Sure enough: “Let’s do the catfish!” he said. Catfish is the first meal my husband ever cooked for me. He served it to me on a couch in his basement apartment, a place barely suited for breathing, let alone a meal. “You want to find out about someone? Have him cook a meal for you,” Pat and Gina Neely write. One could add: you want to find out something about your relationship with someone? Cook a meal with him.
“We have long had an appreciation for down-home cooking and fresh ingredients, and it all goes back to the wonderful memories we have of growing up in Memphis,” write the Neelys in the introduction to this, their third cookbook. “Those were the good old days, when everything was fresh and plentiful.” There are recipes straight out of the Southern canon—Hot Pepper Jelly, Easy Buttermilk and Cream Biscuits, Crunchy Fried Okra—and a section titled “Smoked and Grilled,” including Grilled Salmon with Peach Relish, Smoked and Spicy Chicken Wings, and Smoky Grilled Corn in the Husk. The Neelys also offer their spin on comfort-classics and contemporary standards, such as Bourbon French Toast, a Remixed Green Bean Casserole, and Gina’s Favorite Black-Eyed Pea Hummus. Juicy, saturated color photos of Oven Roasted Ribs, Chicken Pot Pie, and a Summer Fruit Cobbler seem to bubble up and drip right off the page.
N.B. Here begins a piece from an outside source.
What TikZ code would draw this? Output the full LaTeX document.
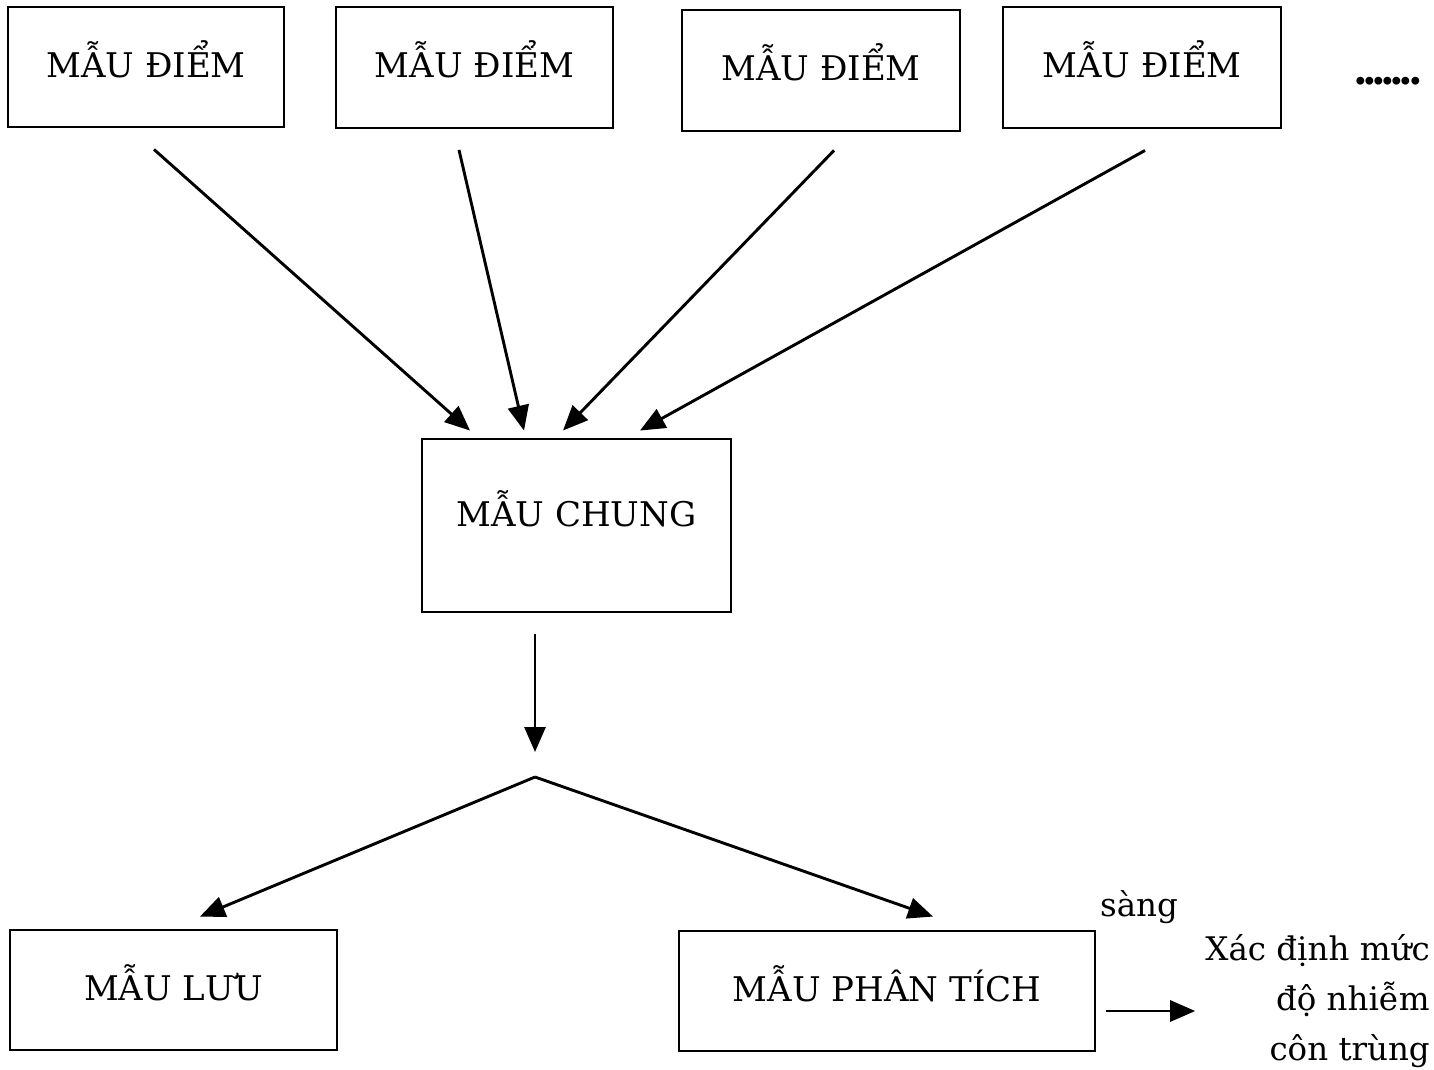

Back Home with the Neelys is, as the title suggests, a celebration of handed-down traditions, of memories preserved through meals. Throughout the book, Pat and Gina share reflections on the cooking histories of their parents and grandparents, as well as anecdotes from their own family’s adventures in eating. (They have two daughters.) In the intro to the Blackened Catfish, Pat tells of fishing with his grandfather, Dye, with “old cane poles … so long they hung out the back window of Dye’s ’68 Chevrolet.” When the guys arrived home with the fish, Pat’s grandmother, Mama Rena, would be “waiting with a hot skillet ready to cook the catfish for dinner.”
Our catfish came much less ceremoniously from Kroger. Todd handled the spice dredging (smoked paprika, dried thyme, onion and garlic powder, and cayenne) and frying. I prepared the rémoulade and the Neelys’ Vinegar Slaw. This was a quick-prep dinner, only about fifteen minutes to the table.
And how did it taste? Delicious, though we didn’t have peanut oil for frying (we used canola), and my husband neglected to use the cast-iron skillet the recipe calls for. When I pointed out the error, he argued that the skillet served only to shore up the folksy narrative: “For this recipe, make sure you use a cast-iron skillet, just like Mama Rena.”
Why, I argued back, couldn’t he acknowledge that chefs and home cooks the world over revere cast-iron skillets for a reason?
But we agreed that our results were pretty darn delicious. The catfish was just spicy enough, the rémoulade a perfect complement. (Tip: the recipe makes far more sauce than needed for four servings of fish; consider cutting it in half.) After dinner, with all that rémoulade left over, we discussed doing the catfish again the next night—this time with peanut oil and cast-iron skillet, for comparison’s sake.
But there’s so much more I want to try: Hot Honey Peach Chicken! Banana Pudding Ice Cream! Breakfast Pot Pie! Clearly, Pat and Gina Neely are onto something: a little spicy, a little sweet, and sopped in Southern tradition. What their food isn’t, ever, is fussy. It is deeply comforting fare, and—to use the adjective around which they’ve built their brand—indubitably down-home. Do try that Mac and Cheese.
Pat and Gina Neely will discuss Back Home with the Neelys at the Nashville Public Library on April 17, 2014, at 6:15 p.m.